Tonight I’m letting myself feel. For the first time in a while I’m trying looking at my life; staring into the sun, looking down the barrel, and letting myself hurt. Not because anything bad has happened suddenly, but because I’m being wedged, and have been so for a long time. What I wanted my life to be is becoming more and more impossible, and things I never wanted are overwhelmingly persistent to the point of being unavoidable. As I split I’m being pushed towards the unwanted future I saw from far away and promised myself I’d never have to accept.
Life has become a melting, dissolving, and evaporating of my dream that I would be someone special. I think what it takes to be “someone special” varies from person to person, but what is universal is our tendency to only allow ourselves to feel special through something that brings us happiness.

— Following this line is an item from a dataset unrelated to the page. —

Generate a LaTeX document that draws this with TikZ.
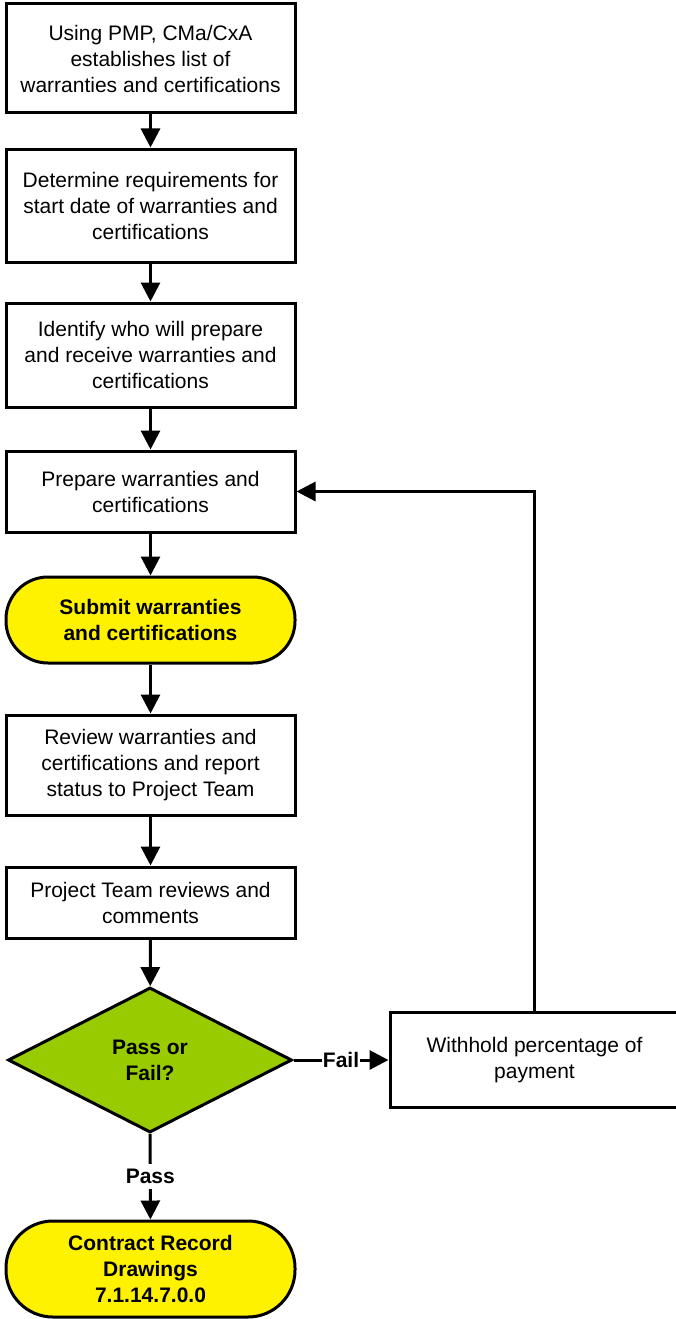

So when I think about what makes me happy I come up with things like helping my Grandma bring her groceries in so she doesn’t have to lift heavy bags, or doing the dishes in the sink even though it’s the last thing I want to do, knowing someone will see a clean kitchen and think “Thank God.” I just want to make moments for the people I love where life does the opposite of disappointing.
What is happening is my dreams are dying, or at least the energy I have to believe them is being removed with nothing to replace what was once there. And I feel more and more shocked at how wrong I was or how grossly cruel it was every time the world said to dream big.
I told my brother in the car tonight, “It seems like I should be having these thoughts when I turned 50.” Like my mid-life crisis came early, and I wish I had 26 more years to whole-heartedly or foolishly believe my future was some grand mystery. But I don’t feel that awe anymore about what comes next. Because too many days have been the same, so I already know.
What I’m not ready to do is give up, and that sounds like a good thing because it keeps me going, but that stubbornness is what is defeating me at the same time. Because I don’t believe I’m holding out for a better future, but holding out and clinging to a lie, and even though I believe it is a lie I’m not ready to let go of it yet.
And I’m sorry. I’m sorry that I wait until I feel so negatively until I have to write, and I’m sorry this is the kind of writing I’m putting out for people to read, but it’s what I have right now.
I escaped to the movies tonight because movies are 2 hours where a screen does it’s best to take you away to a better place. I watched “X-men: Days of Future Past,” and one moment in the movie held me in my chair in a single thought as the movie left me and moved forward. Future Magneto pleads with his former self, “Hope. Please Charles, we need you to hope again.”
And it felt like it was a message for me. A plea that I needed to hope again. And I’m not going to end this nicely because I owe myself better than that, because I don’t know what to hope for. That is the ending that you get.
I don’t really know what to say to you except that you are not in unchartered waters here. For you this is new, but in the scheme of life, it is not. When I had my first baby… your brother, it was a frightening experience. I knew millions had already gone through the same experience but it did little to calm my anxiety or cut down on the insessant question that I had towards the experience I was about to have. No one could have that baby but me and no one could share the burden of my pain. When I was going into labor , for the last time, with you and Jared, I was hooked up to a fetal heart monitor with to booming heartbeats blaring loudly through the monitor’s speakers. There was another young mother hooked up to a monitor next to me. She was seven months pregnant and her monitor was silent. Her baby had died and she was going to have to deliver it, knowing it would be stillborn. I could hear her saying, ” I don’t know if I can do this.” I knew she would know that she could by the end of that day. The nurses turned down the speakers on my monitors where not one, but two babies were rearing to go and make their entrances into the world. I couldn’t help wondering what must be going through her head and heart as she listened to my twin’s strong ,healthy heart beats. I’m sure that someday in her future, she did have a healthy baby but the thought of that was no consolation that day. In the moment of pain and disappoint, the hope of a brighter future hardly has any power to shake the ache and exhaustion you feel when you don’t even want try anymore. The reality is, hope will come again and the cruelty of the mirages you chased, will fade and there will be other “births” that will make you believe again. Keep walking. You Will get to the other side and you Will find that place you never even considered to be a place of beauty and joy for you!
I wish there was something encouraging I could say that wouldn’t sound terribly cliched or pathetic, but I don’t really know if I could say anything that would help the situation at all. I’d like to think that I could help in some way, but that’s most likely just wishful thinking. I hate that you’re feeling like your dreams are dead because if it was up to me I’d give all my friends whatever they wanted. Sadly it’s not up to me, and even though I would gladly give you, Jared, Collin, and everybody else exactly what y’all want, I can’t do it. That’s the most annoying thing in the world to me. All I can say is that I want you to continue to hope for great things for yourself (even if they’ve changed and are actively changing) because I believe that something great is coming for you.
Kalee thank you for responding always and really you don’t have to do anything to make me feel better because you just already do that anyways. But I’m already feeling so much better and I meant to respond to this the day you wrote this, but just now I am officially doing this. Sorry!